Talvez o imaginário colectivo esteja, ainda, muito dominado por uma ideia positivista de ciência, e a ideia de saúde ainda muito acoplada a um modelo biomédico, de causalidade linear. A ser assim, o sofrimento mental só poderia resultar, de forma unívoca, de umas quantas reacções bioquímicas disfuncionais, afigurando-se a medicação psicotrópica como a única forma de corrigir estes desequilíbrios.
Mas somos, felizmente, um bocadinho mais complexos do que isso! A actividade cerebral determina, em larguíssima medida, a nossa experiência, mas parece cada vez mais claro que a experiência e as relações humanas influenciam, elas próprias, aspectos muito importantes do funcionamento cerebral! É o que parece, por exemplo, decorrer de um estudo dirigido por Daniel Wiswesde, em que pacientes deprimidos melhoram significativamente os sintomas depressivos, normalizando, ao mesmo tempo, o funcionamento do sistema límbico (área cerebral muito associada ao processamento das emoções), depois de um punhado de meses de psicoterapia dinâmica.
Quer isto dizer que a biologia cerebral não é fundamental no desenrolar da vida mental, ou que a medicação não pode ser muito útil para suster o sofrimento mental? De modo nenhum! Significará antes que a lógica da causalidade linear é curta na aproximação à complexidade humana.
Há mais de 100 anos aprendíamos com Freud que a nossa vida é muito condicionada por emoções que fazemos por não pensar. Aprendíamos com o pai da Psicanálise que o normal e o patológico são, no essencial, quantidades diferentes das mesmas qualidades humanas. Os cognitivistas mostraram-nos como as experiências de vida podem moldar o modo como aprendemos a pensar nas mais diversas situações. Os modelos sistémicos aclararam a importância da comunicação, da complexidade e da causalidade circular. A Psicanálise contemporânea mostra-nos o lugar central da relação (desde a vida intrauterina, sabemo-lo hoje) na construção do funcionamento mental (em todos os seus aspetos mais e menos saudáveis).
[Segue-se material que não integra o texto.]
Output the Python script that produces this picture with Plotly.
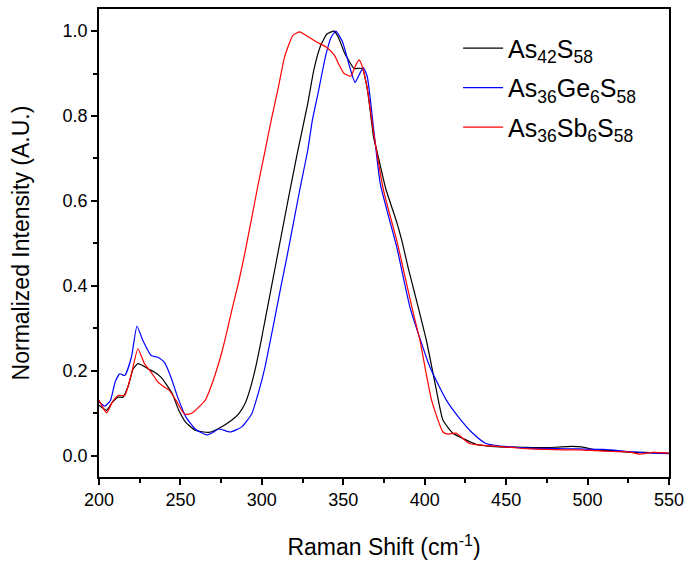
import plotly.graph_objects as go

# As42S58 (black)
x_black = [200, 204.7, 208, 211.7, 214.7, 218, 221, 223.9, 227, 230, 234, 238, 241, 245, 249, 253, 259,
           267.5, 273.5, 281.6, 286, 289.7, 293, 296, 299, 302, 306, 310, 316, 322, 328, 332, 336, 340,
           344.4, 347, 350.5, 353.5, 356.6, 361.6, 364.7, 368.7, 370.7, 376, 382.9, 386, 390, 395, 401,
           407.2, 411.2, 417.3, 423.4, 431.5, 445.7, 460, 470, 480.1, 490, 496.3, 506.5, 515, 526.7, 535,
           548.8, 550]
y_black = [0.119, 0.107, 0.125, 0.138, 0.138, 0.165, 0.205, 0.217, 0.212, 0.205, 0.197, 0.185, 0.170,
           0.146, 0.107, 0.080, 0.060, 0.055, 0.064, 0.084, 0.10, 0.123, 0.16, 0.205, 0.26, 0.32, 0.40,
           0.48, 0.60, 0.717, 0.826, 0.91, 0.965, 0.993, 1.0, 0.985, 0.951, 0.93, 0.912, 0.912, 0.865,
           0.748, 0.717, 0.63, 0.549, 0.506, 0.44, 0.365, 0.272, 0.154, 0.084, 0.053, 0.041, 0.027,
           0.021, 0.02, 0.019, 0.020, 0.022, 0.021, 0.013, 0.012, 0.008, 0.008, 0.006, 0.006]

# As36Ge6S58 (blue)
x_blue = [200, 203.6, 207, 210, 212.8, 215.8, 219.9, 223.3, 227, 232, 236.1, 240.2, 244.2, 248.3, 253.4,
          259.4, 266.5, 270, 273.6, 280.6, 287.7, 293.8, 298, 302, 304, 308, 312, 316, 320, 324, 328.2,
          331, 334.3, 339.3, 342.5, 345.4, 349.5, 353.6, 357.2, 359.7, 362.3, 364.7, 368.8, 372.8, 382.9,
          391, 403.2, 413.3, 421, 429.5, 437.6, 451.8, 465, 480, 495, 510, 525, 540, 550]
y_blue = [0.127, 0.117, 0.13, 0.175, 0.193, 0.189, 0.232, 0.305, 0.271, 0.236, 0.232, 0.220, 0.185,
          0.138, 0.091, 0.062, 0.049, 0.055, 0.063, 0.056, 0.068, 0.099, 0.15, 0.21, 0.248, 0.325, 0.404,
          0.48, 0.561, 0.64, 0.72, 0.79, 0.85, 0.944, 0.985, 1.0, 0.975, 0.92, 0.879, 0.897, 0.914, 0.893,
          0.764, 0.639, 0.49, 0.349, 0.209, 0.131, 0.09, 0.053, 0.029, 0.021, 0.018, 0.017, 0.016,
          0.015, 0.010, 0.006, 0.005]

# As36Sb6S58 (red)
x_red = [200, 204.7, 208, 211.7, 215.8, 219.9, 223.9, 227.9, 232, 236.1, 240, 243.2, 247.2, 252.3,
         255.3, 258, 261.4, 265.4, 268, 271.5, 275.5, 279, 282, 285.7, 289.7, 293.8, 297.8, 301.9,
         306, 310, 314, 319.1, 323.2, 328.2, 333.3, 339.3, 344.4, 347.5, 350.5, 354.6, 357.7, 359.7,
         361.7, 364.7, 368.8, 375, 382.9, 388, 393.1, 397.1, 404.2, 411.2, 414.3, 419.4, 423, 427.5,
         435, 445, 455, 465, 475, 485, 495, 505, 515, 525, 532, 540, 550]
y_red = [0.131, 0.101, 0.125, 0.142, 0.142, 0.193, 0.252, 0.217, 0.197, 0.174, 0.162, 0.154, 0.131,
         0.099, 0.098, 0.103, 0.115, 0.132, 0.155, 0.193, 0.245, 0.30, 0.35, 0.408, 0.48, 0.561, 0.64,
         0.717, 0.795, 0.865, 0.94, 0.99, 0.998, 0.987, 0.975, 0.963, 0.944, 0.92, 0.90, 0.894, 0.92,
         0.932, 0.916, 0.865, 0.756, 0.62, 0.506, 0.42, 0.334, 0.271, 0.131, 0.056, 0.051, 0.053, 0.042,
         0.029, 0.025, 0.022, 0.019, 0.016, 0.015, 0.014, 0.014, 0.012, 0.010, 0.009, 0.004, 0.008, 0.006]

names = ["As<sub>42</sub>S<sub>58</sub>", "As<sub>36</sub>Ge<sub>6</sub>S<sub>58</sub>",
         "As<sub>36</sub>Sb<sub>6</sub>S<sub>58</sub>"]

FONT = "Liberation Sans, Arial, sans-serif"

fig = go.Figure()
for i, (xs, ys, nm, col) in enumerate([(x_black, y_black, names[0], "#000000"),
                                       (x_blue, y_blue, names[1], "#0000FF"),
                                       (x_red, y_red, names[2], "#FF0000")]):
    fig.add_trace(go.Scatter(x=xs, y=ys, mode="lines", name=nm, legendgroup=f"g{i}",
                             line=dict(color=col, width=1.2, shape="spline", smoothing=0.5)))

axis_common = dict(showline=True, linecolor="black", linewidth=1.5, mirror=True,
                   ticks="outside", ticklen=6, tickwidth=1.5, tickcolor="black",
                   showgrid=False, zeroline=False,
                   tickfont=dict(family=FONT, size=18, color="black"))

fig.update_xaxes(range=[200, 550], tickmode="array", tickvals=[200, 250, 300, 350, 400, 450, 500, 550],
                 minor=dict(ticks="outside", ticklen=4, tickwidth=1.5, tickcolor="black", dtick=25,
                            tick0=200),
                 title=dict(text="Raman Shift (cm<sup>-1</sup>)", font=dict(family=FONT, size=23, color="black"),
                            standoff=30),
                 **axis_common)
fig.update_yaxes(range=[-0.05, 1.052], tickmode="array", tickvals=[0, 0.2, 0.4, 0.6, 0.8, 1.0],
                 tickformat=".1f",
                 minor=dict(ticks="outside", ticklen=4, tickwidth=1.5, tickcolor="black", dtick=0.1,
                            tick0=0),
                 title=dict(text="Normalized Intensity (A.U.)", font=dict(family=FONT, size=23, color="black"),
                            standoff=27),
                 **axis_common)

fig.update_layout(
    width=691, height=565,
    margin=dict(l=99, r=16, t=7, b=88),
    paper_bgcolor="white", plot_bgcolor="white",
    font=dict(family=FONT, color="black"),
    legend=dict(x=0.63, y=0.965, xanchor="left", yanchor="top",
                font=dict(family=FONT, size=25, color="black"),
                bgcolor="rgba(0,0,0,0)", itemwidth=40, tracegroupgap=4),
    showlegend=True,
)

fig.write_html("out.html")
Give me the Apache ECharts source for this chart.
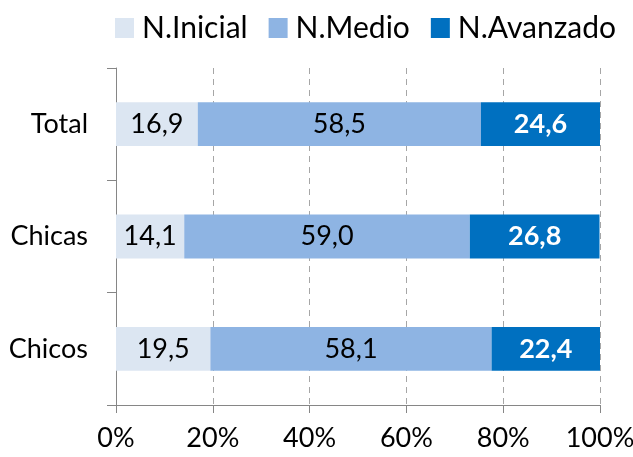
<!DOCTYPE html>
<html>
<head>
    <meta charset="utf-8">
    <title>Niveles</title>
    <script src="https://cdn.jsdelivr.net/npm/echarts@6/dist/echarts.min.js"></script>
    <style>
        html, body { margin: 0; padding: 0; background: #fff; }
        #chart1 { width: 633px; height: 457px; }
    </style>
</head>
<body>
<div id="chart1"></div>
<script type="text/javascript">
    // categorias (de abajo hacia arriba)
    var categorias = ['Chicos', 'Chicas', 'Total'];
    var inicial = [19.5, 14.1, 16.9];
    var medio = [58.1, 59.0, 58.5];
    var avanzado = [22.4, 26.8, 24.6];
    var ticksX = [0, 20, 40, 60, 80, 100];

    var fuente = 'Lato, "Open Sans", sans-serif';
    var tam = 27;

    // formato con coma decimal
    function coma(p) {
        return p.value.toFixed(1).replace('.', ',');
    }

    var myChart1 = echarts.init(document.getElementById('chart1'));
    var options = {
        animation: false,
        textStyle: { fontFamily: fuente },
        legend: {
            top: 8,
            left: 110,
            itemWidth: 19,
            itemHeight: 20,
            itemGap: 21,
            icon: 'rect',
            textStyle: { fontSize: 30, color: '#000', fontFamily: fuente, padding: [0, 0, 0, 3] },
            data: ['N.Inicial', 'N.Medio', 'N.Avanzado']
        },
        grid: { left: 116, right: 33, top: 68, bottom: 52, containLabel: false, outerBoundsMode: 'none' },
        xAxis: {
            type: 'value',
            min: ticksX[0],
            max: ticksX[ticksX.length - 1],
            interval: 20,
            axisLine: { show: true, lineStyle: { color: '#868686' } },
            axisTick: { show: true, length: 8, lineStyle: { color: '#868686' } },
            axisLabel: {
                margin: 20, fontSize: tam, color: '#000', fontFamily: fuente,
                formatter: '{value}%'
            },
            splitLine: { show: true, lineStyle: { color: '#a6a6a6', type: [6, 5] } }
        },
        yAxis: {
            type: 'category',
            data: categorias,
            axisLine: { show: true, lineStyle: { color: '#868686' } },
            axisTick: { show: true, length: 9, lineStyle: { color: '#868686' } },
            axisLabel: { margin: 28, fontSize: tam, color: '#000', fontFamily: fuente },
            splitLine: { show: false }
        },
        series: [{
            name: 'N.Inicial',
            type: 'bar',
            stack: 'total',
            barWidth: '39%',
            data: inicial,
            itemStyle: { color: '#DCE6F2' },
            label: { show: true, position: 'inside', formatter: coma, fontSize: tam, color: '#000', fontFamily: fuente }
        }, {
            name: 'N.Medio',
            type: 'bar',
            stack: 'total',
            data: medio,
            itemStyle: { color: '#8EB4E3' },
            label: { show: true, position: 'inside', formatter: coma, fontSize: tam, color: '#000', fontFamily: fuente }
        }, {
            name: 'N.Avanzado',
            type: 'bar',
            stack: 'total',
            data: avanzado,
            itemStyle: { color: '#0070C0' },
            label: { show: true, position: 'inside', formatter: coma, fontSize: tam, fontWeight: 'bold', color: '#fff', fontFamily: fuente }
        }]
    };
    myChart1.setOption(options);
</script>
</body>
</html>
Se tentarmos intersectar todas estas portas de entrada, talvez possamos dizer que, em muitas circunstâncias, a ansiedade ou os sintomas depressivos, por exemplo, decorrerão tanto de equívocos e desencontros continuados na relação com o outro e com a verdade do que se sente (ou de experiências mais ou menos traumáticas) como de desequilíbrios bioquímicos (que, muitas das vezes, mais do que causa, serão, porventura, o correlato biológico do sofrimento).
Será aqui que, a meu ver, entrará a utilidade da psicoterapia. Não apenas como uma oportunidade para as pessoas se sentirem genuinamente escutadas. Mas como um espaço relacional que acolhe as angústias de que vão procurando fugir (por as sentirem insuportáveis ou demasiado dolorosas, por exemplo), ao mesmo tempo que as legenda e liga com os aspectos essenciais das suas vidas. Esta nova relação, ao desconstruir alguns aspectos dos padrões relacionais (que, em boa medida, para o bem e para o mal, as trouxeram até ao ponto onde se encontram), funcionará, assim, como uma espécie de tubo de ensaio para uma relação mais clara e genuína com aquilo que sente (procurando pensar e gerir as emoções em vez de, continuadamente, as tentar silenciar), o que não deixará de se traduzir nas relações da “vida real” (tornando-as mais confiantes e confiáveis, mais criativas, assertivas e próximas) com as pessoas, o trabalho, as desilusões, a esperança ou o desejo.